Thursday, April 15, 2010

Volume II, Book I, Chapter XI

Okay, quick one. Nearing Christmas, Nikolai is busy visiting everyone and going to many balls.

Sonya basically turns down Dolokhov's proposal, and Nikolai is happy about it, even though he tells Sonya he can't promise anything to her. When he first hears of the proposal he is angry, but Natasha tells hims Sonya refused and would not be persuaded otherwise. And Natasha assumes Nikolai would never marry her, since she has no dowry or connections. He and Sonya have a tender conversation when they pledge love for each other, but he tells her he can make no promises and will love again, though never to the degree and trust he loves her. She says she loves him like a brother and deeply and they don't need to speak of it.

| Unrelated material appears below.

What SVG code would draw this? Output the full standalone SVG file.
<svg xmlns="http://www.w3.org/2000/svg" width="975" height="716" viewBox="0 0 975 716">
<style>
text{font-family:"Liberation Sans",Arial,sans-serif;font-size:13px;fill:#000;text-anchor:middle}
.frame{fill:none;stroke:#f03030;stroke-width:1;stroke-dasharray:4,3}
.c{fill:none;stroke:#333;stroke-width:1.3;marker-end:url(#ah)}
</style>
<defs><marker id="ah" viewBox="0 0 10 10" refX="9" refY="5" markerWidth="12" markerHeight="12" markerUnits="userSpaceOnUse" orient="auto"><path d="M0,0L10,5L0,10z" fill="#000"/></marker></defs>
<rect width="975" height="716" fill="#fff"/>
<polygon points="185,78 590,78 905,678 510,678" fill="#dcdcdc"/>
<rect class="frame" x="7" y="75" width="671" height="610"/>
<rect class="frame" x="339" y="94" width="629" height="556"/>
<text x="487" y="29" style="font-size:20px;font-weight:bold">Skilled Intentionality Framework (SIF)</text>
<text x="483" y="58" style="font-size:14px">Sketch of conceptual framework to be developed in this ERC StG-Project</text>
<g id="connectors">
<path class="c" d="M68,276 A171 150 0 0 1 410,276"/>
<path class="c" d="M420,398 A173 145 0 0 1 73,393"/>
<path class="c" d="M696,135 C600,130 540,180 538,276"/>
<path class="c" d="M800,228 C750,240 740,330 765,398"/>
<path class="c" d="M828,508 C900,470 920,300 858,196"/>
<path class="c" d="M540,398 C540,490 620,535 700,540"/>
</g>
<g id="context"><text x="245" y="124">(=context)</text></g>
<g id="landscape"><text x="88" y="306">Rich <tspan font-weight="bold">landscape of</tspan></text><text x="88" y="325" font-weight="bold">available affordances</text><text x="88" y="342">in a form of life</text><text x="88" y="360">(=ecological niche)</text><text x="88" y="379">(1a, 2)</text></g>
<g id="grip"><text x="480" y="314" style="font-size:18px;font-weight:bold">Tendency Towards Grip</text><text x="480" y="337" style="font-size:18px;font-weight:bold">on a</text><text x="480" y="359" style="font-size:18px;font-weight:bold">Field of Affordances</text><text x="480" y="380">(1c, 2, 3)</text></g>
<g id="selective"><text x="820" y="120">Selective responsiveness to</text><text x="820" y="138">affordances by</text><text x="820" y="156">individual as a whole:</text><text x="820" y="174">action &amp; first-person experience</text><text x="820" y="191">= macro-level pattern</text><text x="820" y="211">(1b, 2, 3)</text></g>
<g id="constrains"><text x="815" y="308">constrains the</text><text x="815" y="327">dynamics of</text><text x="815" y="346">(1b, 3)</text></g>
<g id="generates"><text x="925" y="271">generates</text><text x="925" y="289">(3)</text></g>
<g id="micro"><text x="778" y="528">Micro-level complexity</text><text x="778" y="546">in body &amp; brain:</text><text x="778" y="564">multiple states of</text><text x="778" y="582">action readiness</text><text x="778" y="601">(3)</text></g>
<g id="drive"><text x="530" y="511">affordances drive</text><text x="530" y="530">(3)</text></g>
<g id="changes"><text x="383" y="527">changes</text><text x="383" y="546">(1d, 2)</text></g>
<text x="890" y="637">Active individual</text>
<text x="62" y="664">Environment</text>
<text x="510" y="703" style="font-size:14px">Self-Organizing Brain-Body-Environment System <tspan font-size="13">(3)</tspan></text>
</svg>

There are some details I love in this one - first the description of love being the atmosphere of the Rostov house, which I hadn't thought about but I guess it is:

Never had the amorous air in the Rostovs' house, the atmosphere of being in love, manifested itself so strongly as during these festive days. "Sieze the moments of happiness, make them love you, fall in love yourself! That is the only real thing in this world - the rest is all nonsense. And that is the one thing we're taken up with here," said this atmosphere.

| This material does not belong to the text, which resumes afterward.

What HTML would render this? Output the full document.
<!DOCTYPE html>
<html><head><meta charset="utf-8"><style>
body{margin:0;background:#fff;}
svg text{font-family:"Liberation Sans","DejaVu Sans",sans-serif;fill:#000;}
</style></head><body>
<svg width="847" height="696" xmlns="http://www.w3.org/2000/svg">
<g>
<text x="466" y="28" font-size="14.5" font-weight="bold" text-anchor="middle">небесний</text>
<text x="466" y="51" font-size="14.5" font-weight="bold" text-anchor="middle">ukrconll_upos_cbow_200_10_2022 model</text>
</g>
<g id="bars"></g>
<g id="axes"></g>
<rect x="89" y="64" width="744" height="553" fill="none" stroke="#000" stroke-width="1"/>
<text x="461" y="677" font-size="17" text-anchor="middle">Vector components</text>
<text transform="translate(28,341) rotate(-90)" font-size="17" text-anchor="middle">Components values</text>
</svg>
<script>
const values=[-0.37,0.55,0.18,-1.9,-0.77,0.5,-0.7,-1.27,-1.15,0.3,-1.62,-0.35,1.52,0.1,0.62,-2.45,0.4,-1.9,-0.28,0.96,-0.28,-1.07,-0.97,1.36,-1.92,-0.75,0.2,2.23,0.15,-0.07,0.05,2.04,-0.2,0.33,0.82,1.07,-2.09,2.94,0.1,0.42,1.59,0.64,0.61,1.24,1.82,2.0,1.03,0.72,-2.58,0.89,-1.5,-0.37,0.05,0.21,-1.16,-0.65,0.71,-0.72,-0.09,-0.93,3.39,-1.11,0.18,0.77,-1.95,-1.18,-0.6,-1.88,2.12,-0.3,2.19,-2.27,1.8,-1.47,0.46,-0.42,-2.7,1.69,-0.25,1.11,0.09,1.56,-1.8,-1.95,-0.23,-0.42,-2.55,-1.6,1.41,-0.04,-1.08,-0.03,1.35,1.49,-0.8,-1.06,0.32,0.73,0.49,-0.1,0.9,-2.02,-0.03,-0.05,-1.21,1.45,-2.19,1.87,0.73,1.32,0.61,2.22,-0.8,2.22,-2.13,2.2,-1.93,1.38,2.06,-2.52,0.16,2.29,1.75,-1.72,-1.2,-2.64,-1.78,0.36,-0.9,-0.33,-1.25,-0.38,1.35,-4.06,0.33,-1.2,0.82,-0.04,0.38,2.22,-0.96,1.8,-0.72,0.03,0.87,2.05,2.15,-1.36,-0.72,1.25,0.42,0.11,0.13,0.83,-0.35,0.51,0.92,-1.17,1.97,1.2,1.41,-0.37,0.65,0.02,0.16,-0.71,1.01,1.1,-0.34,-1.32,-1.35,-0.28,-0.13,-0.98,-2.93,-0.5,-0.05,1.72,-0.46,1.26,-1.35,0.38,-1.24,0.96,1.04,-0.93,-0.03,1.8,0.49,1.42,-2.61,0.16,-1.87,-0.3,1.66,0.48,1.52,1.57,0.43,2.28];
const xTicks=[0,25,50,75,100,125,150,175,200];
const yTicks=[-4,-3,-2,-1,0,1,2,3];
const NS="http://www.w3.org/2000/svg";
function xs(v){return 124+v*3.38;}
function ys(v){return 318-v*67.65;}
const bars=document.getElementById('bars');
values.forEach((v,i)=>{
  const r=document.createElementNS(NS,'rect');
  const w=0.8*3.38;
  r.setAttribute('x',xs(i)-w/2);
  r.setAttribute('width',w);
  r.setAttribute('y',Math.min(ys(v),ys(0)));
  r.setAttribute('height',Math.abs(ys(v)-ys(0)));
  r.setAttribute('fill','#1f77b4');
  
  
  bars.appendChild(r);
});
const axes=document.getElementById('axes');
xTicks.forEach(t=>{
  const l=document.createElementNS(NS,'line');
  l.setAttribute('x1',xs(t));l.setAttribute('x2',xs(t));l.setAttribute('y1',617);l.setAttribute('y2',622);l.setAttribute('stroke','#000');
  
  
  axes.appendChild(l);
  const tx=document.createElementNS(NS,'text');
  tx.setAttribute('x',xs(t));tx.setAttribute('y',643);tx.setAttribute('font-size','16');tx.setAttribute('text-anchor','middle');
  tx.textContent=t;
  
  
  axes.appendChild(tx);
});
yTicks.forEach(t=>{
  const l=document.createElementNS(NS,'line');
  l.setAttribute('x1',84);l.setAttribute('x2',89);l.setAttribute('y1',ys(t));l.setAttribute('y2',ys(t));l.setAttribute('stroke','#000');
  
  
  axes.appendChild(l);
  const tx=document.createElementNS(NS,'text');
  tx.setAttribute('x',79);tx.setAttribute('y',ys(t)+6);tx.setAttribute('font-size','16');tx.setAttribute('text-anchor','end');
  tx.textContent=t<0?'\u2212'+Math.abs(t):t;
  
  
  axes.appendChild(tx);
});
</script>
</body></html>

It makes perfect sense, and it figures with the count and countess and Natasha and Sonya, with the way they greeted Nikolai when he returned. It is the house of love. I suppose Bolkonsky's is the house of a different kind of love - intense, rough, rocky, but still as deep. Don't know why I want to put them in opposition, but I do.

The other thing is that when Nikolai asks if Dolokhov is going to a party he will be attending later, Dolokhov gives him a look like the one he gave Pierre at the club. Nikolai notes it.

He's not a good one, that Dolokhov, and he's wounded, it turns out, from Sonya. This does not bode well for Andrei. Not a nice enemy. And through no fault of his own.